Kolhatkar: Where do you think that cycle can be broken into? In order to push Democrats, you need more people voting for Democrats, but the Supreme Court is curtailing voting rights. It feels like a vicious cycle, and where to break into it is an important question, right?
Mystal: Unfortunately, I kind of fear or worry that things are going to have to get worse before they get better. Republican policies are massively unpopular. One of the reasons why Republicans prefer to do certain things through the Supreme Court is that they can’t actually get them done at the ballot box, because they’re unpopular. People support women’s rights. People, now, support gay rights. Taking those away politically is difficult. That’s why they want the courts to do it.
So, my only hope is that—it’s a strange hope, hope is probably not the right word; my worry, perhaps—is that when you have states like Texas taking away abortion rights and bullying trans kids, when things get bad enough, many people will say, “Wait a minute, I don’t want this country to be this way. Why does it gotta be this way?” And maybe then they’ll start understanding who their enemies have been this entire time and take the courts a little bit more seriously.

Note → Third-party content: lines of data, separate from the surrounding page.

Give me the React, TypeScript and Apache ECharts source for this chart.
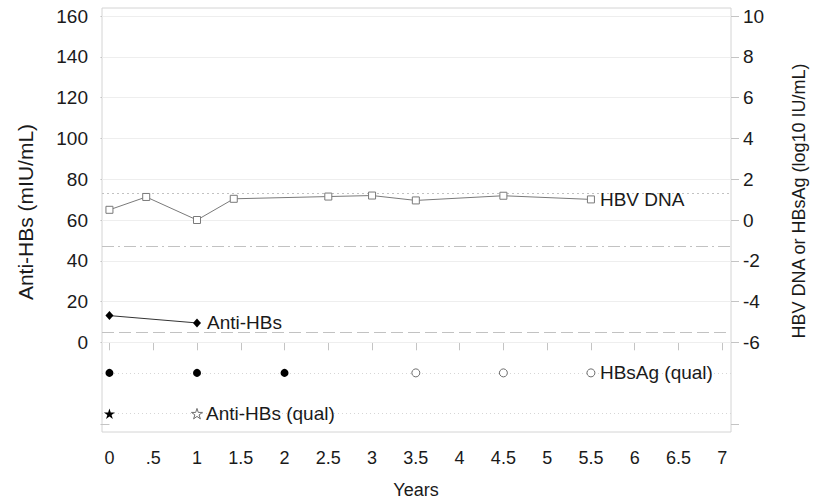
import React, { useEffect, useRef } from "react";
import * as echarts from "echarts";

// ---- data ----
const xTicks = [0, 0.5, 1, 1.5, 2, 2.5, 3, 3.5, 4, 4.5, 5, 5.5, 6, 6.5, 7];
const leftTickLabels = [0, 20, 40, 60, 80, 100, 120, 140, 160];
const leftTickMarks = [-40, 0, 20, 40, 60, 80, 100, 120, 140, 160];
const rightTickLabels = [-6, -4, -2, 0, 2, 4, 6, 8, 10];
const rightTickMarks = [-10, -6, -4, -2, 0, 2, 4, 6, 8, 10];

const hbvYears = [0, 0.42, 1, 1.42, 2.5, 3, 3.5, 4.5, 5.5];
const hbvDna = [0.5, 1.13, 0.0, 1.04, 1.15, 1.2, 0.96, 1.19, 1.01];

const antiHbsYears = [0, 1];
const antiHbs = [13.1, 9.5];

const hbsagQualYears = [0, 1, 2, 3.5, 4.5, 5.5];
const hbsagQualPositive = [true, true, true, false, false, false];

const antiQualYears = [0, 1];
const antiQualPositive = [true, false];

const hbvDnaLimit = 1.3; // right axis
const hbsagLimit = -1.3; // right axis
const antiHbsLimit = 5; // left axis
const hbsagQualRow = -15; // left axis row
const antiQualRow = -35; // left axis row

const FONT = "'Liberation Sans', Arial, Helvetica, sans-serif";
const STAR =
  "path://M50,0L61.2,34.5L97.6,34.5L68.2,55.9L79.4,90.5L50,69.1L20.6,90.5L31.8,55.9L2.4,34.5L38.8,34.5Z";

export default function App() {
  const ref = useRef<HTMLDivElement>(null);
  useEffect(() => {
    if (!ref.current) return;
    const chart = echarts.init(ref.current, null, { renderer: "svg" });
    const labelStyle = { fontFamily: FONT, fontSize: 18, color: "#1a1a1a" };
    const annoStyle = { fontFamily: FONT, fontSize: 19, color: "#1a1a1a" };
    const tickColor = "#c4c4c4";
    const option: any = {
      animation: false,
      backgroundColor: "#ffffff",
      grid: {
        left: 102,
        top: 8,
        right: 91,
        bottom: 70,
        show: true,
        borderColor: "#d4d4d4",
        borderWidth: 1,
        backgroundColor: "transparent",
      },
      xAxis: {
        type: "value",
        min: -0.085,
        max: 7.1,
        axisLine: { show: false },
        splitLine: { show: false },
        axisTick: {
          show: true,
          length: 8,
          customValues: xTicks,
          lineStyle: { color: tickColor },
        },
        axisLabel: {
          ...labelStyle,
          margin: 17,
          customValues: xTicks,
          formatter: (v: number) => (v === 0.5 ? ".5" : String(v)),
        },
      },
      yAxis: [
        {
          type: "value",
          min: -44,
          max: 164,
          axisLine: { show: false },
          splitLine: { show: false },
          axisTick: {
            show: true,
            length: 9,
            customValues: leftTickMarks,
            lineStyle: { color: tickColor },
          },
          axisLabel: {
            ...labelStyle,
            fontSize: 19,
            margin: 14,
            customValues: leftTickLabels,
          },
        },
        {
          type: "value",
          position: "right",
          min: -10.4,
          max: 10.4,
          axisLine: { show: false },
          splitLine: { show: false },
          axisTick: {
            show: true,
            length: 8,
            customValues: rightTickMarks,
            lineStyle: { color: tickColor },
          },
          axisLabel: {
            ...labelStyle,
            fontSize: 19,
            margin: 12,
            customValues: rightTickLabels,
          },
        },
      ],
      series: [
        {
          // gridlines + anti-HBs limit
          type: "line",
          yAxisIndex: 0,
          data: [],
          markLine: {
            silent: true,
            symbol: "none",
            label: { show: false },
            data: [
              ...leftTickLabels.map((v) => ({
                yAxis: v,
                lineStyle: { color: "#eeeeee", width: 1, type: "solid" },
              })),
              {
                yAxis: antiHbsLimit,
                lineStyle: { color: "#c2c2c2", width: 1, type: [12, 5] },
              },
            ],
          },
        },
        {
          type: "line",
          yAxisIndex: 1,
          data: [],
          markLine: {
            silent: true,
            symbol: "none",
            label: { show: false },
            data: [
              {
                yAxis: hbvDnaLimit,
                lineStyle: { color: "#c2c2c2", width: 1, type: [2, 3] },
              },
              {
                yAxis: hbsagLimit,
                lineStyle: { color: "#c2c2c2", width: 1, type: [12, 4, 2, 4] },
              },
            ],
          },
        },
        {
          name: "HBV DNA",
          type: "line",
          yAxisIndex: 1,
          data: hbvYears.map((x, i) => [x, hbvDna[i]]),
          symbol: "rect",
          symbolSize: 7,
          showAllSymbol: true,
          lineStyle: { color: "#7a7a7a", width: 1 },
          itemStyle: { color: "#ffffff", borderColor: "#7a7a7a", borderWidth: 1 },
          endLabel: { show: true, formatter: "HBV DNA", ...annoStyle, distance: 9 },
          z: 5,
        },
        {
          name: "Anti-HBs",
          type: "line",
          yAxisIndex: 0,
          data: antiHbsYears.map((x, i) => [x, antiHbs[i]]),
          symbol: "diamond",
          symbolSize: [8, 9],
          lineStyle: { color: "#333333", width: 1 },
          itemStyle: { color: "#000000" },
          endLabel: { show: true, formatter: "Anti-HBs", ...annoStyle, distance: 10 },
          z: 5,
        },
        {
          name: "HBsAg (qual)",
          type: "line",
          yAxisIndex: 0,
          data: hbsagQualYears.map((x, i) => ({
            value: [x, hbsagQualRow],
            itemStyle: hbsagQualPositive[i]
              ? { color: "#000000", borderColor: "#000000", borderWidth: 0 }
              : { color: "#ffffff", borderColor: "#6e6e6e", borderWidth: 1 },
          })),
          symbol: "circle",
          symbolSize: 8,
          lineStyle: { width: 0, opacity: 0 },
          endLabel: { show: true, formatter: "HBsAg (qual)", ...annoStyle, distance: 9 },
          markLine: {
            silent: true,
            symbol: "none",
            label: { show: false },
            data: [{ yAxis: hbsagQualRow }],
            lineStyle: { color: "#d6d6d6", width: 1, type: [1, 3] },
          },
          z: 5,
        },
        {
          name: "Anti-HBs (qual)",
          type: "line",
          yAxisIndex: 0,
          data: antiQualYears.map((x, i) => ({
            value: [x, antiQualRow],
            itemStyle: antiQualPositive[i]
              ? { color: "#000000", borderColor: "#000000", borderWidth: 0 }
              : { color: "#ffffff", borderColor: "#6e6e6e", borderWidth: 1 },
          })),
          symbol: STAR,
          symbolSize: 11,
          symbolKeepAspect: true,
          lineStyle: { width: 0, opacity: 0 },
          endLabel: { show: true, formatter: "Anti-HBs (qual)", ...annoStyle, distance: 9 },
          markLine: {
            silent: true,
            symbol: "none",
            label: { show: false },
            data: [{ yAxis: antiQualRow }],
            lineStyle: { color: "#d6d6d6", width: 1, type: [1, 3] },
          },
          z: 5,
        },
      ],
      graphic: [
        {
          type: "text",
          x: 25,
          y: 212,
          rotation: Math.PI / 2,
          style: {
            text: "Anti-HBs (mIU/mL)",
            font: `21px ${FONT}`,
            fill: "#1a1a1a",
            align: "center",
            verticalAlign: "middle",
          },
        },
        {
          type: "text",
          x: 799,
          y: 201,
          rotation: Math.PI / 2,
          style: {
            text: "HBV DNA or HBsAg (log10 IU/mL)",
            font: `18px ${FONT}`,
            fill: "#1a1a1a",
            align: "center",
            verticalAlign: "middle",
          },
        },
        {
          type: "text",
          x: 416,
          y: 490,
          style: {
            text: "Years",
            font: `18px ${FONT}`,
            fill: "#1a1a1a",
            align: "center",
            verticalAlign: "middle",
          },
        },
      ],
    };
    chart.setOption(option);
    return () => chart.dispose();
  }, []);
  return (
    <div
      ref={ref}
      style={{ position: "fixed", left: 0, top: 0, width: 822, height: 502, background: "#fff" }}
    />
  );
}
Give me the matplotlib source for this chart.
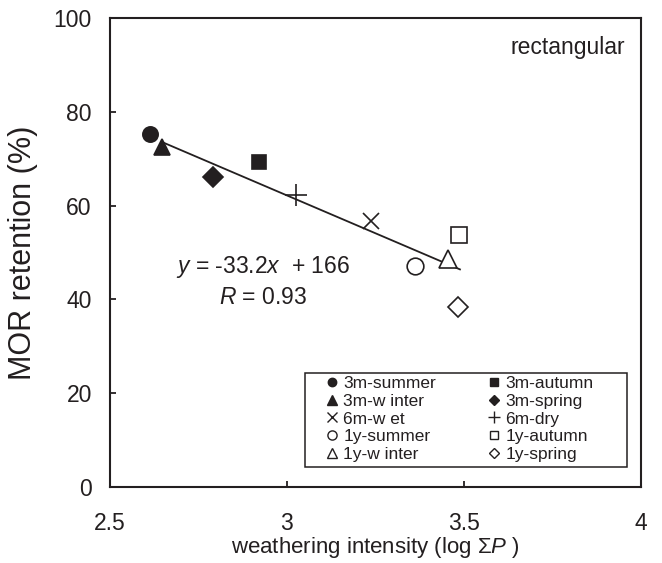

But it starts with Democrats taking the courts more seriously, right? I’ll say this as my last thing: You cannot win the Republican nomination for president without being strong on the Supreme Court. If you think back to 2016, Donald Trump was running against all these establishment Republicans, and he was wiping the floor with them. But the one concession Trump had to make to the establishment Republicans was the Supreme Court. They had to give him that list, remember? It was a list of Federalist Society-approved Supreme Court justices, because without that list, he couldn’t have won that nomination. That’s how important the Supreme Court is to Republicans.
Meanwhile, fast-forward to 2020, [when] 18,000 Democrats and their mothers are all running for the presidential primary. Joe Biden is one of the most anti-court-expansion candidates in the field, one of the most reluctant to reform the Supreme Court or aggressively change how it operates. And it doesn’t cost him a vote in a primary. That’s the asymmetry. And until that asymmetry is corrected by base Democratic voters, the Democratic Party will continue to not elevate the courts to their rightful importance, and thus they will continue to lose the battle of the courts to Republicans.